Wake word detection on the Raspberry Pi Zero
Why do we need wake word detection?
Wake-word or hot-word detection is an important part of a digital voice interface for two reasons.
Transcribing speech to text is a hard task. Usually, voice data is sent to a powerful server which does the transcription. Nobody wants their end device to stream nonstop every sample captured by their device. It wastes bandwidth, data volume and creates quite some privacy concerns. Also, cloud speech recognition usually isn’t free and running it 24/7 can create a significant bill. Using a wake-word is a convenient way of limiting the amount of audio which has to be processed for speech.
On the other hand, using a hot-word explicitly addresses the assistant. Imagine having a conversation with another person and asking “Can you buy some milk?” You don’t want the assistant to react to this question.
Wakewords are not here to stay forever
Using a hot-word feels unnatural because is just a single part of normal human communication. Humans use much more information to infer if they are addressed. People are looking at each other into the eyes. We know if someone is physically close and turn our body into the others direction.
We are aware if we are in a room with somebody or alone. A more clever assistant will probably know that it’s addressed when a user who is alone in the kitchen looking at the fridge says “Order some milk”.
I expect future versions of digital assistants will incorporate more aspects of human behavior and finally lead a way out of the uncanny valley. But for the time being, we are stuck to simple hot-words.
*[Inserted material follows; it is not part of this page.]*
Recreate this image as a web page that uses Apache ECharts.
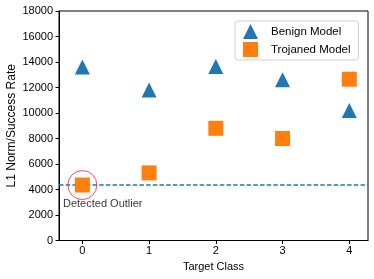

Options for the Raspberry Pi Zero
The Raspberry Pi Zero is a very low-cost device which makes it useful for so-called satellites. Small little physical voice interfaces which redirect complex tasks to a suitable back-end (this can be cloud-based or a home server). Currently, there are only three wake-word engines lightweight enough to work with the Pi Zeros constrained CPU.
The well known Snowboy engine from Kitt.ai has been the first wake word engine to show up for the Raspberry Pi. It was often used in combination with Google’s AIY voice kit which couldn’t run its native hot-word activation for the Pi Zero.
Snowboy allows you to create your own wake-words by providing three voice samples, but this will be so-called personal keywords and will only work reliably with your own voice.
The Snowboy engine does voice activity detection which is very lightweight and takes about 5% to 12% CPU when no voice is detected. During voice activity, it uses about 42% to 67% CPU.
The newcomer Porcupine from Picovoice comes with a benchmark tool and shows some impressive results.
What’s special about Porcupine is its wake-word generator. You can generate custom wake-words without any voice sample just by specifying it. However, you might need a commercial license to do this.
A part of the Nyumaya audio recognition software is hot-word detection. Currently, you can only use two fixed hot-words “Sheila” and “Marvin”. For each keyword two models are available. The smaller one uses 20% CPU on the Pi Zero. The recognition rate is similar to Porcupine, but comparing them is hard since different words are used.
In presence of noise, the performance of all engines degrades significantly. Don’t expect them to work reliably while playing loud music. One way to counter this would be acoustic echo cancellation, which in turn would only be possible if enough CPU power is available.
Other Use Cases
Hot-words can not only be used to address assistants but are also able to provide a simple voice command interface. If you can limit your application to a few keywords this might be an option for you. Imagine a voice-controlled door-opener for disabled people or a “bark” wake-word that dispatches some dog food if your dog barks.
Of course, you can control your lights or blinds via voice command, but these use cases are often better handled by simple manual switches.
I’m sure if you ditch all obvious ideas and think a bit further you can come up with some great use cases.